En élevant la peine au niveau 4, soit un emprisonnement de 5 ans à 10 ans au plus. On est ici face à une infraction aux conséquences gravissimes  : la perte d’une vie. Mais le juge pourra toujours apprécier au cas par cas, appliquer des circonstances atténuantes et réduire à une peine de niveau 3 (3 à 5 ans) ou 2 (6 mois à 3 ans), ainsi que prévoir des peines alternatives telles que des conditions d’abstinence et de suivi par rapport à la drogue/l’alcool, de formation routière ou d’interdiction de conduite.

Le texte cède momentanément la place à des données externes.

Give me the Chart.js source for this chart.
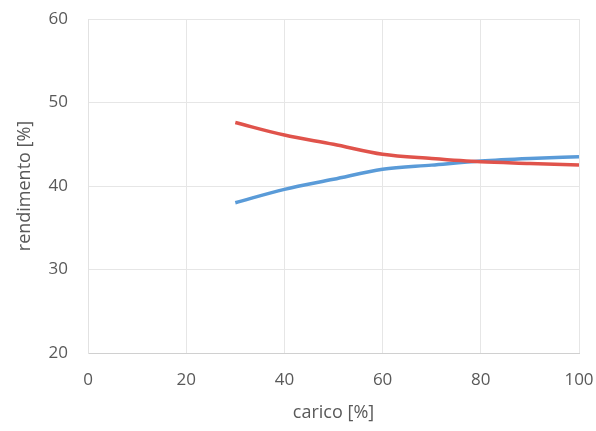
<!DOCTYPE html>
<html>
<head>
<meta charset="utf-8">
<script src="https://cdn.jsdelivr.net/npm/chart.js@4/dist/chart.umd.min.js"></script>
<style>
  html, body { margin: 0; padding: 0; background: #ffffff; }
  #wrap { width: 596px; height: 431px; }
</style>
</head>
<body>
<div id="wrap"><canvas id="c" width="596" height="431"></canvas></div>
<script>
// load levels [%]
const carico = [30, 40, 50, 60, 70, 80, 90, 100];
// efficiency of the two configurations [%]
const rendimentoRosso = [47.6, 46.1, 45.0, 43.8, 43.3, 42.9, 42.7, 42.5];
const rendimentoBlu   = [38.0, 39.6, 40.8, 42.0, 42.5, 43.0, 43.3, 43.5];
// axis ticks
const xTicks = [0, 20, 40, 60, 80, 100];
const yTicks = [20, 30, 40, 50, 60];

const toPoints = (xs, ys) => xs.map((x, i) => ({ x: x, y: ys[i] }));

const textColor = '#595959';
const gridColor = '#e6e6e6';
const fontFamily = "'Open Sans', 'Liberation Sans', sans-serif";

new Chart(document.getElementById('c'), {
  type: 'line',
  data: {
    datasets: [
      {
        label: 'rosso',
        data: toPoints(carico, rendimentoRosso),
        borderColor: '#e0534b',
        borderWidth: 3.5,
        pointRadius: 0,
        cubicInterpolationMode: 'monotone',
        fill: false
      },
      {
        label: 'blu',
        data: toPoints(carico, rendimentoBlu),
        borderColor: '#5a9bd8',
        borderWidth: 3.5,
        pointRadius: 0,
        cubicInterpolationMode: 'monotone',
        fill: false
      }
    ]
  },
  options: {
    responsive: false,
    animation: false,
    layout: { padding: { left: 0, right: 17, top: 19, bottom: 0 } },
    plugins: { legend: { display: false }, tooltip: { enabled: false } },
    scales: {
      x: {
        type: 'linear',
        min: 0,
        max: 100,
        afterBuildTicks: (s) => { s.ticks = xTicks.map(v => ({ value: v })); },
        afterFit: (s) => { s.height = 78; s.paddingLeft = 0; s.paddingRight = 0; },
        grid: { color: gridColor, drawTicks: false },
        border: { color: '#d0d0d0' },
        ticks: { color: textColor, padding: 17, font: { family: fontFamily, size: 17 } },
        title: {
          display: true,
          text: 'carico [%]',
          color: textColor,
          font: { family: fontFamily, size: 18 },
          padding: { top: 0, bottom: 7 }
        }
      },
      y: {
        min: 20,
        max: 60,
        afterBuildTicks: (s) => { s.ticks = yTicks.map(v => ({ value: v })); },
        afterFit: (s) => { s.width = 88; s.paddingTop = 0; s.paddingBottom = 0; },
        grid: { color: gridColor, drawTicks: false },
        border: { color: '#e2e2e2' },
        ticks: { color: textColor, padding: 20, font: { family: fontFamily, size: 17 } },
        title: {
          display: true,
          text: 'rendimento [%]',
          color: textColor,
          font: { family: fontFamily, size: 18 },
          padding: { top: 14, bottom: 0 }
        }
      }
    }
  },
  plugins: [{
    id: 'bg',
    beforeDraw: (chart) => {
      const ctx = chart.ctx;
      ctx.save();
      ctx.fillStyle = '#ffffff';
      ctx.fillRect(0, 0, chart.width, chart.height);
      ctx.restore();
    }
  }]
});
</script>
</body>
</html>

Pour accentuer la pression sur l’état fédéral, une pétition citoyenne pour introduire l’homicide routier dans le code pénal avait aussi été lancée l’an dernier par Nathalie Motte et Rinaldo Pontello, qui ont perdu leur fille Romane (24 ans), heurtée et tuée en 2023 par un conducteur ivre au volant d’une camionnette. Ils en parlaient en ces termes :

Notre société doit cesser d’être laxiste avec ceux qui font le choix d’utiliser leur véhicule comme arme dans les rues. Quand il ou elle – sous emprise – tue, il ne s’agit pas d’un délit mais d’un homicide qui doit être puni plus sérieusement.

Le code pénal (enfin) modifié

Grâce à un projet de loi de la ministre de la Justice, Annelies Verlinden, passé juste avant les vacances d’été, le code pénal comporte désormais la notion « d’homicide dans le cadre de la circulation » et permettra d’infliger dès 2026 des sanctions plus lourdes aux conducteurs qui provoquent des accidents sous l’influence de l’alcool ou d’autres substances, mais aussi pour les récidivistes, ceux qui roulent sans permis ou qui brûlent un feu rouge. Dans ces cas précis, leur peine pourrait grimper de 5 ans à jusqu’à 10 ans de prison.

Bien sûr, ce n’est pas cette adaptation du code pénal qui pourra, à elle seule, faire drastiquement diminuer l’insécurité routière. Il faudra bien d’autres mesures, comme la concrétisation du permis à points, des contrôles plus fréquents et des infrastructures routières qui calment le trafic. Néanmoins Avello se réjouit de cette modification essentielle de notre code pénal, à l’instar de celles déjà faites en France, aux Pays-Bas et au Royaume-Uni.